Every MCP tool call costs you milliseconds and tokens. Cache them and you double your agent’s responsiveness while halving the bill. Here is how to add a cache layer without breaking your agent’s correctness.

Why MCP calls are slow and expensive

Three costs add up:

Round-trip latency — every tool call is a JSON-RPC request, often 50–500 ms even for trivial reads.
Tool result tokens — large responses (a 10k-row SQL dump) eat context and bill at output rate.
Re-prompt cost — each tool result triggers another LLM round trip to interpret it.
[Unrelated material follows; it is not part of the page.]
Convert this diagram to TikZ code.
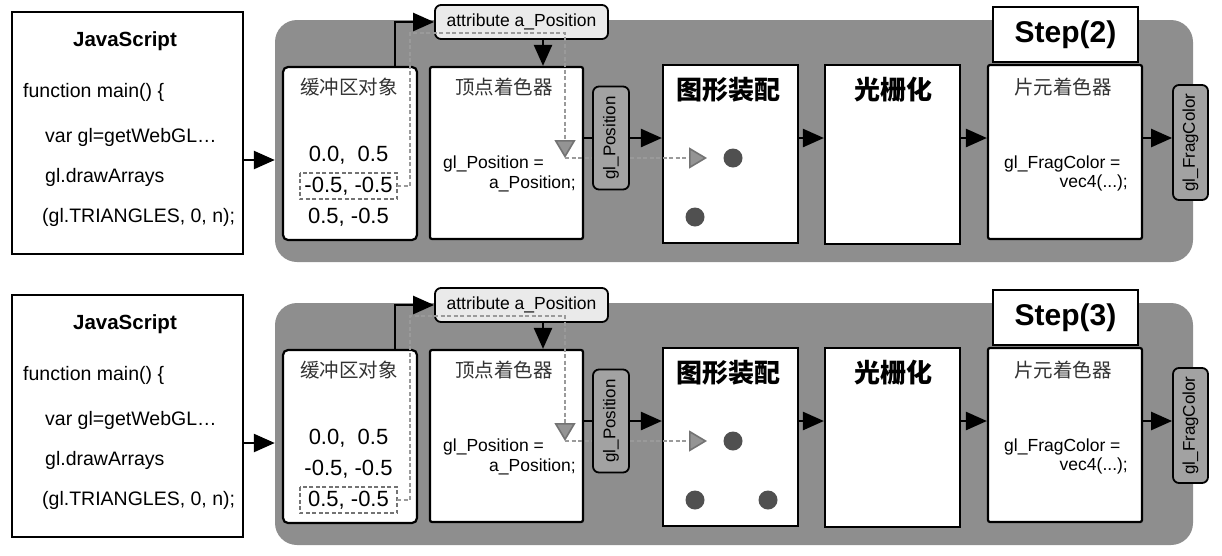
\documentclass[tikz,border=0pt]{standalone}
\usepackage{fontspec}
\setmainfont{Liberation Sans}
\newfontfamily\cjk{Noto Sans CJK SC}
\usetikzlibrary{arrows.meta, positioning}
\definecolor{panelgray}{HTML}{8E8E8E}
\definecolor{tabgray}{HTML}{A2A2A2}
\definecolor{attrgray}{HTML}{EAEAEA}
\definecolor{trailgray}{HTML}{9A9A9A}
\definecolor{dotgray}{HTML}{505050}
\definecolor{titlegray}{HTML}{333333}
\tikzset{
  jsbox/.style={draw, line width=2pt, fill=white, minimum width=231pt, minimum height=242pt},
  panelbox/.style={fill=panelgray, rounded corners=22pt, minimum width=918pt, minimum height=242pt},
  stagebox/.style={draw, line width=2.2pt, fill=white, rounded corners=2pt, inner sep=0pt},
  tagbox/.style={draw, line width=1.8pt, fill=tabgray, rounded corners=6pt, rotate=90,
                 inner sep=0pt, font=\fontsize{17}{19}\selectfont},
  attrbox/.style={draw, line width=1.8pt, fill=attrgray, rounded corners=6pt,
                  minimum width=173pt, minimum height=34pt, font=\fontsize{17.5}{19}\selectfont},
  stepbox/.style={draw, line width=2pt, fill=white, minimum width=145pt, minimum height=55pt,
                  font=\bfseries\fontsize{30}{32}\selectfont},
  codetext/.style={inner sep=0pt, font=\fontsize{19.5}{22}\selectfont},
  glsltext/.style={inner sep=0pt, font=\fontsize{17.5}{19}\selectfont},
  valrow/.style={inner sep=0pt, minimum width=97pt, minimum height=26pt, font=\fontsize{22}{24}\selectfont},
  cjktitle/.style={inner sep=0pt, text=titlegray, font=\cjk\fontsize{19.5}{22}\selectfont},
  cjkbold/.style={inner sep=0pt, font=\cjk\bfseries\fontsize{26}{28}\selectfont},
  flow/.style={line width=2.5pt, -{Triangle[length=21pt,width=18pt]}},
  hlline/.style={draw=black!55, line width=1.5pt, dash pattern=on 4pt off 2.5pt},
  trail/.style={draw=trailgray, line width=1.6pt, dash pattern=on 4pt off 2.5pt},
  tiptri/.style={-{Triangle[length=18pt,width=21pt,fill=black!42,color=black!55]}},
}
\begin{document}
\begin{tikzpicture}[x=1pt, y=-1pt]
\useasboundingbox (0,0) rectangle (1222,555);

\foreach \oy/\stp/\hl in {0/2/2, 283/3/3} {
\begin{scope}[yshift=-\oy pt]
  % JavaScript side
  \node[jsbox] (js\stp) at (127.5,133) {};
  \node[codetext, font=\bfseries\fontsize{20.5}{22}\selectfont] at (125,41) {JavaScript};
  \node[codetext, anchor=west] at (23,92)  {function main() \{};
  \node[codetext, anchor=west] at (45,137) {var gl=getWebGL…};
  \node[codetext, anchor=west] at (45,177) {gl.drawArrays};
  \node[codetext, anchor=west] at (42,217) {(gl.TRIANGLES, 0, n);};

  % WebGL system
  \node[panelbox] (panel\stp) at (734,141) {};
  \coordinate (in\stp) at (0,160);
  \draw[flow] (js\stp.east |- in\stp) -- (panel\stp.west |- in\stp);

  \node[stagebox, minimum width=134pt, minimum height=173pt, rounded corners=5pt] (buf\stp) at (350,153.5) {};
  \node[cjktitle] at (349,87) {缓冲区对象};
  \node[valrow] (val\stp-1) at (348.5,155) {0.0,~~0.5};
  \node[valrow] (val\stp-2) at (348.5,186) {-0.5, -0.5};
  \node[valrow] (val\stp-3) at (348.5,217) {0.5, -0.5};
  \draw[hlline] (val\stp-\hl.north west) rectangle (val\stp-\hl.south east);

  \node[attrbox] (attr\stp) at (521.5,22) {attribute a\_Position};
  \coordinate (feed\stp) at (395,0);
  \draw[flow] (buf\stp.north -| feed\stp) |- (attr\stp.west);

  \node[stagebox, minimum width=153pt, minimum height=172pt] (vs\stp) at (506.5,153) {};
  \node[cjktitle] at (504,87) {顶点着色器};
  \node[glsltext, anchor=west] at (443,164) {gl\_Position =};
  \node[glsltext, anchor=east] at (576,184) {a\_Position;};
  \coordinate (drop\stp) at (543,0);
  \draw[flow] (attr\stp.south -| drop\stp) -- (vs\stp.north -| drop\stp);

  \node[stagebox, minimum width=135pt, minimum height=178pt, rounded corners=0pt] (asm\stp) at (730.5,154) {};
  \node[cjkbold] at (728,90) {图形装配};
  \fill[dotgray] (733,158) circle (9.5pt);
  \fill[dotgray] (695,217) circle (9.5pt);
  \ifnum\stp=3 \fill[dotgray] (768,217) circle (9.5pt); \fi

  \node[stagebox, minimum width=135pt, minimum height=179pt, rounded corners=0pt] (ras\stp) at (892.5,154.5) {};
  \node[cjkbold] at (893,90) {光栅化};

  \node[stagebox, minimum width=154pt, minimum height=174pt] (fs\stp) at (1065,152) {};
  \node[cjktitle] at (1063,87) {片元着色器};
  \node[glsltext, anchor=west] at (1004,164) {gl\_FragColor =};
  \node[glsltext, anchor=east] at (1128,183) {vec4(...);};
  \node[stepbox] (step\stp) at (1065.5,34.5) {Step(\stp)};

  % path of the selected vertex
  \coordinate (lift\stp) at (410,33);
  \coordinate (tap\stp) at (565,158);
  \coordinate (hit\stp) at (707,158);
  \draw[trail, tiptri] (val\stp-\hl.east) -| (lift\stp) -| (tap\stp);
  \draw[trail, tiptri] (tap\stp) -- (hit\stp);

  \node[tagbox, minimum width=103pt, minimum height=36pt] (gp\stp) at (611,138) {gl\_Position};
  \node[tagbox, minimum width=115pt, minimum height=35pt] (fc\stp) at (1190.5,142.5) {gl\_FragColor};

  \draw[line width=2.5pt] (vs\stp.east |- gp\stp) -- (gp\stp);
  \draw[flow] (gp\stp) -- (asm\stp.west |- gp\stp);
  \draw[flow] (asm\stp.east |- gp\stp) -- (ras\stp.west |- gp\stp);
  \draw[flow] (ras\stp.east |- gp\stp) -- (fs\stp.west |- gp\stp);
  \draw[flow] (fs\stp.east |- gp\stp) -- (fc\stp.north |- gp\stp);
\end{scope}
}
\end{tikzpicture}
\end{document}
Caching attacks all three at once. The trick is doing it without serving stale data when the underlying state has changed.

Three places you can cache

1. At the MCP server

The server itself caches its tool implementations. Cleanest layer because the server knows the semantics — it can invalidate when it knows the underlying data changed.

// inside an MCP server tool handler
const cache = new Map();
async function handle(name, args) {
  const key = name + JSON.stringify(args);
  if (cache.has(key)) return cache.get(key);
  const result = await realCall(name, args);
  cache.set(key, result);
  return result;
}

For read-heavy tools (schema introspection, documentation lookups) this alone can cut latency to single-digit milliseconds.

2. At a proxy / gateway

If you do not own the server, drop a cache between the host and the server. A small Node process speaks MCP on stdio, forwards to the upstream, caches by argument hash. Useful for shared team setups — see our team config guide.

3. At the LLM layer (prompt cache)

Anthropic’s prompt cache means tool results that stay verbatim across turns are billed at 10% of normal input rate. Just keep results stable and you get this for free.

Cache key design

The hardest part is choosing what counts as "the same call". A naive JSON.stringify(args) is brittle (key order matters), and ignores context (the same query at 09:00 and 23:00 might want different answers).

Two patterns work well:

Canonicalise arguments — sort object keys, strip whitespace, normalise casing.
Tag with a TTL bucket — append Math.floor(Date.now() / 60_000) to the key so cache entries expire by the minute.

function cacheKey(name, args, ttlMs) {
  const canonical = JSON.stringify(args, Object.keys(args).sort());
  const bucket = Math.floor(Date.now() / ttlMs);
  return name + ':' + bucket + ':' + canonical;
}

Invalidation strategies

Time-based

Simplest, works well for slow-changing data (docs, schema, reference content). Pick a TTL by data freshness tolerance: 60 s for hot config, 1 hour for docs, 1 day for schemas.

Mutation-keyed

If your tools include both reads and writes, every write should bump a version key for the affected scope. Reads include the version in their cache key, so writes implicitly invalidate.

let dbVersion = 0;
async function writeTool() { dbVersion++; /* ... */ }
async function readTool(args) {
  const key = 'db:' + dbVersion + ':' + JSON.stringify(args);
  return cached(key, () => realRead(args));
}

Stale-while-revalidate

Return the cached value immediately; refresh in the background. Best for tools the agent calls many times in a row with the same arguments (common pattern for exploratory queries).

What not to cache

Tools whose responses include timestamps the agent will reason about.
Tools that return paginated results (cache per page only).
Tools that perform side effects (writes, sends, deletes) — the whole point is they should run.
Anything user-specific without a user key in the cache.

Measuring impact

Wire up basic metrics around your cache layer: hit rate, latency p50/p95, bytes saved. A cheap setup is logging hit/miss to a local SQLite, then a tiny sqlite3 dashboard. After a week of agent use you will see exactly which tools repay the engineering effort.

The 80/20 rule

In our own setup, 80% of cache wins came from three tools: filesystem reads, Postgres schema introspection, and HTTP fetches of public documentation. If you only cache those three, you get most of the latency benefit at a quarter of the engineering cost.